Por ejemplo, la segregación racial fue durante mucho tiempo una característica de prácticamente todas las sociedades del mundo, y no sólo era aceptada sino incluso promovida y protegida por el estado. Ahora es rechazada e incluso sancionada por el estado, pero sigue presente en todo el mundo y nuestra sociedad no está exenta de ello. Es un problema cotidiano, aunque la inmensa mayoría de los individuos provengamos de una mezcla de razas y nacionalidades desde muchos siglos atrás, pero tenemos una enfermiza necesidad de “distinguirnos” incluso desde ese aspecto tan elemental.

En el mismo sentido juegan la polarización de clases, de credos políticos, de religiones, de procedencia geográfica y hasta de equipos deportivos. Las diferencias son enriquecedoras cuando hay apertura, tolerancia, pleno respeto y civilidad. Pero se convierten en un problema cuando falta alguno de esos elementos, y en un verdadero desastre cuando faltan todos ellos y surge su antítesis: ignorancia, intolerancia, e indiferencia por el prójimo y por el orden social.

Así mismo es la polarización que ahora tiene un nombre pero que no es nueva. La dicotomía “chairos-fifís” simplemente fue rebautizada. Ahora se ha vuelto bastante evidente por la persistencia mediática del bautizante, pero también porque la correlación de poderes ha dado un giro de 180°, provocando que los grupos antaño dominantes de la agenda protesten ruidosamente ante la amenaza a su estatus quo. Pero reitero, no es una situación nueva, porque de ser una actitud ajena a la sociedad tardaría bastante en ser asimilada, pero en cambio encontró un terreno bastante fértil para prender.

Podríamos seguir enumerando mil vicios que tristemente caracterizan a nuestra sociedad. Y reitero que no se vale desmarcarse. No tendremos todos pero sí muchos de los vicios, en mayor o menor grado. Gandallez, egoísmo, intolerancia, falta de empatía, etc. ¿Ejemplos? Por decir sólo algunos: agresividad al volante; saltarse la fila; buscar privilegios basados en influencias; violencia intrafamiliar; trampas en competencias; legislación a modo; justicia selectiva; discriminación; ganancias derivadas del crimen; hacernos de la vista gorda ante abusos o comisión de delitos; y un largo etcétera prácticamente ya asimilado como nuestra normalidad.

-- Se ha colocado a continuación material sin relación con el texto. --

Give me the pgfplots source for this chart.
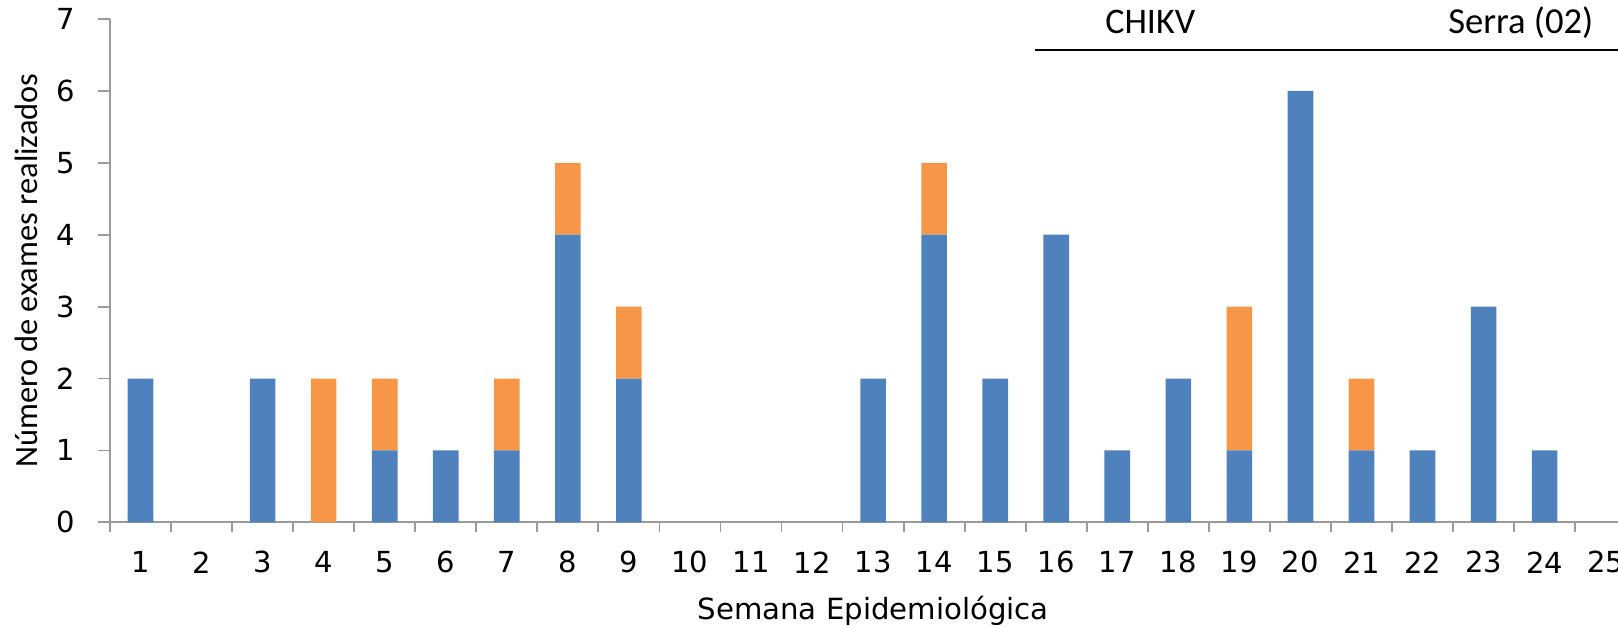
\documentclass[border=0pt]{standalone}
\usepackage{pgfplots}
\pgfplotsset{compat=1.18}
\usepackage{fontspec}
\setmainfont{DejaVu Sans}
\newfontfamily\calfont{Carlito}
\definecolor{cblue}{HTML}{4F81BD}
\definecolor{corange}{HTML}{F79646}
\definecolor{caxis}{HTML}{9A9A9A}
\pgfplotstableread{
x blue orange
1 2 0
3 2 0
4 0 2
5 1 1
6 1 0
7 1 1
8 4 1
9 2 1
13 2 0
14 4 1
15 2 0
16 4 0
17 1 0
18 2 0
19 1 2
20 6 0
21 1 1
22 1 0
23 3 0
24 1 0
}\datatable
\begin{document}
\begin{tikzpicture}
\begin{axis}[
  scale only axis,
  width=763.1pt, height=251.65pt,
  xmin=0.5, xmax=25.5, ymin=0, ymax=7,
  axis lines=left,
  axis line style={-, draw=caxis, line width=0.9pt},
  ybar stacked, bar width=0.42,
  xtick={1,...,25},
  minor xtick={0.5,1.5,...,25.5},
  ytick={0,...,7},
  tick align=outside,
  major tick length=6pt,
  minor tick length=5pt,
  major x tick style={draw=none},
  every tick/.style={draw=caxis, line width=0.9pt},
  /pgf/number format/assume math mode=true,
  ticklabel style={font=\fontsize{14.5}{16}\selectfont, text=black},
  yticklabel style={anchor=center, xshift=-16pt},
  xticklabel style={anchor=center, yshift=-14pt},
  xlabel={Semana Epidemiológica},
  xlabel style={font=\fontsize{14.6}{16}\selectfont, at={(axis description cs:0.5,0)}, anchor=base, yshift=-48.6pt},
  ylabel={Número de exames realizados},
  ylabel style={font=\calfont\fontsize{16.2}{18}\selectfont, at={(axis description cs:0,0.5)}, anchor=base, yshift=36pt},
  clip=false,
]
\addplot[fill=cblue, draw=none] table[x=x, y=blue] {\datatable};
\addplot[fill=corange, draw=none] table[x=x, y=orange] {\datatable};
\draw[black, line width=1.35pt] (axis cs:15.65,6.569) -- (axis cs:25.5,6.569);
\node[anchor=base, inner sep=0pt, font=\calfont\fontsize{18}{20}\selectfont] at (axis cs:17.54,6.801) {CHIKV};
\node[anchor=base, inner sep=0pt, font=\calfont\fontsize{18.3}{20}\selectfont] at (axis cs:23.61,6.801) {Serra (02)};
\coordinate (o) at (rel axis cs:0,0);
\end{axis}
\pgfresetboundingbox
\path[use as bounding box] ([xshift=-55pt,yshift=-52.35pt]o) rectangle ([xshift=754pt,yshift=261.15pt]o);
\end{tikzpicture}
\end{document}
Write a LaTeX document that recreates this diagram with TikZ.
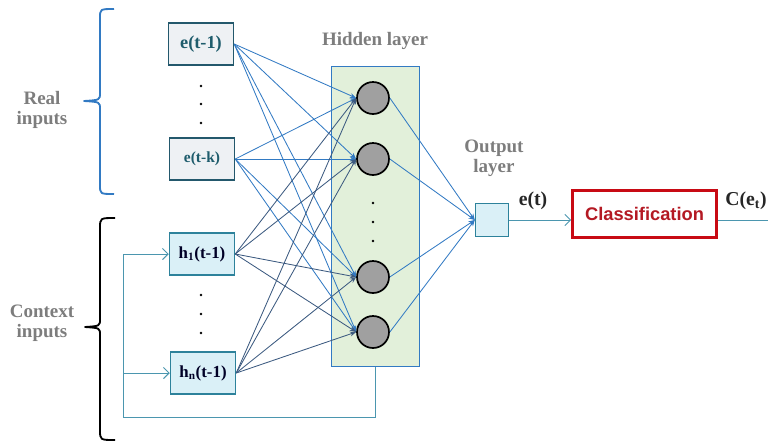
\documentclass[tikz,border=0pt]{standalone}
\usepackage{fontspec}
\setmainfont{Liberation Serif}
\setsansfont{Liberation Sans}
\usetikzlibrary{arrows.meta}
\definecolor{line_blue}{RGB}{50,122,195}
\definecolor{line_dark}{RGB}{60,90,128}
\definecolor{edge_dark}{RGB}{35,88,108}
\definecolor{edge_teal}{RGB}{45,130,155}
\definecolor{fb_teal}{RGB}{75,150,175}
\definecolor{node_grey}{RGB}{238,241,244}
\definecolor{node_cyan}{RGB}{218,240,247}
\definecolor{node_green}{RGB}{226,240,218}
\definecolor{node_circ}{RGB}{160,160,160}
\definecolor{text_grey}{RGB}{125,125,125}
\definecolor{text_teal}{RGB}{30,92,108}
\definecolor{cls_red}{RGB}{200,10,20}
\definecolor{cls_text}{RGB}{180,25,35}

\begin{document}
\begin{tikzpicture}[x=0.025cm,y=-0.025cm,semithick,>={Stealth[length=4.5pt,width=3.5pt]}]
    \tikzstyle{lyrtext}=[text=text_grey,font=\bfseries\fontsize{13.5}{14}\selectfont,align=center]
    \tikzstyle{inbox}=[draw=edge_dark,fill=node_grey,line width=1.2pt,minimum width=1.62cm,minimum height=1.05cm,text=text_teal,font=\bfseries\fontsize{13}{15}\selectfont]
    \tikzstyle{ctxbox}=[draw=edge_teal,fill=node_cyan,line width=1.2pt,minimum width=1.62cm,minimum height=1.05cm,text=black!85!blue,font=\bfseries\fontsize{12}{14}\selectfont]
    \tikzstyle{hidbox}=[draw=line_blue,fill=node_green,line width=1.2pt,minimum width=2.2cm,minimum height=7.5cm]
    \tikzstyle{neuron}=[draw=black,fill=node_circ,circle,line width=1.2pt,minimum size=0.8cm,inner sep=0pt]
    \tikzstyle{outbox}=[draw=edge_teal,fill=node_cyan,line width=1.2pt,minimum size=0.82cm]
    \tikzstyle{clsbox}=[draw=cls_red,fill=white,line width=2pt,minimum width=3.6cm,minimum height=1.18cm,text=cls_text,font=\sffamily\bfseries\fontsize{13}{15}\selectfont]
    \tikzstyle{sig}=[font=\bfseries\fontsize{14}{16}\selectfont,text=black!85]
    \tikzstyle{eline}=[->,line_blue,line width=0.6pt]
    \tikzstyle{hline}=[->,line_dark,line width=0.6pt]
    \tikzstyle{fb}=[-{Straight Barb[length=4pt]},fb_teal,line width=0.7pt]
    \tikzstyle{vdots}=[circle,fill=black,inner sep=0.7pt]
    \tikzstyle{brace}=[line width=1.3pt,line join=round]

    \useasboundingbox (0,0) rectangle (768,442);

    % braces and their labels
    \draw[brace,line_blue] (114,9) .. controls (100,9) .. (100,18) -- (100,93)
      .. controls (100,100) .. (84,101) .. controls (100,102) .. (100,109)
      -- (100,185) .. controls (100,194) .. (114,194);
    \draw[brace,black] (115,218) .. controls (100,218) .. (100,228) -- (100,319)
      .. controls (100,326) .. (85,327) .. controls (100,328) .. (100,335)
      -- (100,430) .. controls (100,440) .. (115,440);
    \node[lyrtext] (real) at (42,110) {Real\\inputs};
    \node[lyrtext] (ctx)  at (42,323) {Context\\inputs};

    % input side
    \node[inbox]  (e1) at (201,44)  {e(t-1)};
    \node[inbox,font=\bfseries\fontsize{11}{13}\selectfont] (ek) at (202,159) {e(t-k)};
    \node[ctxbox] (h1) at (202,254) {h\textsubscript{1}(t-1)};
    \node[ctxbox] (hn) at (203,373) {h\textsubscript{n}(t-1)};
    \node[vdots] (d1) at (201,86)  {};
    \node[vdots] (d2) at (201,104) {};
    \node[vdots] (d3) at (201,123) {};
    \node[vdots] (d4) at (201,295) {};
    \node[vdots] (d5) at (201,314) {};
    \node[vdots] (d6) at (201,333) {};

    % hidden layer
    \node[lyrtext] (hidlbl) at (375,41) {Hidden layer};
    \node[hidbox] (hid) at (375.5,216.5) {};
    \node[neuron] (n1) at (373,98)  {};
    \node[neuron] (n2) at (373,159) {};
    \node[neuron] (n3) at (373,277) {};
    \node[neuron] (n4) at (373,332) {};
    \node[vdots] (d7) at (373,203) {};
    \node[vdots] (d8) at (373,222) {};
    \node[vdots] (d9) at (373,241) {};

    % output side
    \node[lyrtext] (outlbl) at (494,158) {Output\\layer};
    \node[outbox] (out) at (492,220) {};
    \node[clsbox] (cls) at (644.5,214) {Classification};
    \node[sig] (et) at (533,201) {e(t)};
    \node[sig] (cet) at (746,201) {C(e\textsubscript{t})};
    \coordinate (cend) at (768,220);
    \coordinate (fl) at (123,417);

    \path
     (e1.east) edge[eline] (n1.west)
     (e1.east) edge[eline] (n2.west)
     (e1.east) edge[eline] (n3.west)
     (e1.east) edge[eline] (n4.west)
     (ek.east) edge[eline] (n1.west)
     (ek.east) edge[eline] (n2.west)
     (ek.east) edge[eline] (n3.west)
     (ek.east) edge[eline] (n4.west)
     (h1.east) edge[hline] (n1.west)
     (h1.east) edge[hline] (n2.west)
     (h1.east) edge[hline] (n3.west)
     (h1.east) edge[hline] (n4.west)
     (hn.east) edge[hline] (n1.west)
     (hn.east) edge[hline] (n2.west)
     (hn.east) edge[hline] (n3.west)
     (hn.east) edge[hline] (n4.west)
     (n1.east) edge[eline] (out.west)
     (n2.east) edge[eline] (out.west)
     (n3.east) edge[eline] (out.west)
     (n4.east) edge[eline] (out.west);

    % feedback of the hidden state
    \draw[fb] (hid.south) |- (fl) |- (h1.west);
    \draw[fb] (fl |- hn.west) -- (hn.west);

    \draw[-{Straight Barb[length=4pt]},fb_teal,semithick] (out.east) -- (out.east -| cls.west);
    \draw[fb_teal,semithick] (cls.east |- cend) -- (cend);
\end{tikzpicture}
\end{document}
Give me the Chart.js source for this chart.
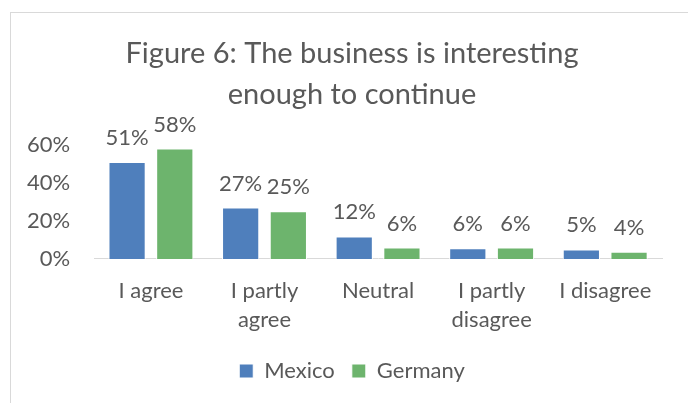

En conclusión, la calidad y eficacia de un producto depende de la fábrica; si esta funciona a la perfección, se respetan los procesos y los insumos son los adecuados, es posible garantizar el mejor producto. Pero si los procesos están viciados o los insumos son de mala calidad, el resultado inevitable será un producto inservible o de malísima calidad.

Es así que en nuestras históricas circunstancias, ni el neoliberalismo, ni el comunismo, ni la democracia, ni el imperialismo, ni la anarquía, ni el Peje, ni Calderón, ni MORENA, ni el PRI, ni el PAN y ni el mismísimo Santo o el Chapulín Colorado van a cambiar a México, porque al final el estado es una muestra representativa de la sociedad, con sus virtudes y vicios, y que al igual que ella están más bien interesados en la supervivencia política que en la transformación, o por lo menos así ha sido en los últimos 200 años.

Espero que mis cuatro lectores (nuevamente honor a Don Armando Fuentes Aguirre), tomen conciencia de que cada uno de nosotros es “gobierno”, que del ejercicio de nuestras potestades más básicas e inmediatas depende el futuro de nuestro país y que, aunque seguramente la transformación no sea ya para nosotros, al menos estaremos asegurando mejores condiciones para nuestra descendencia.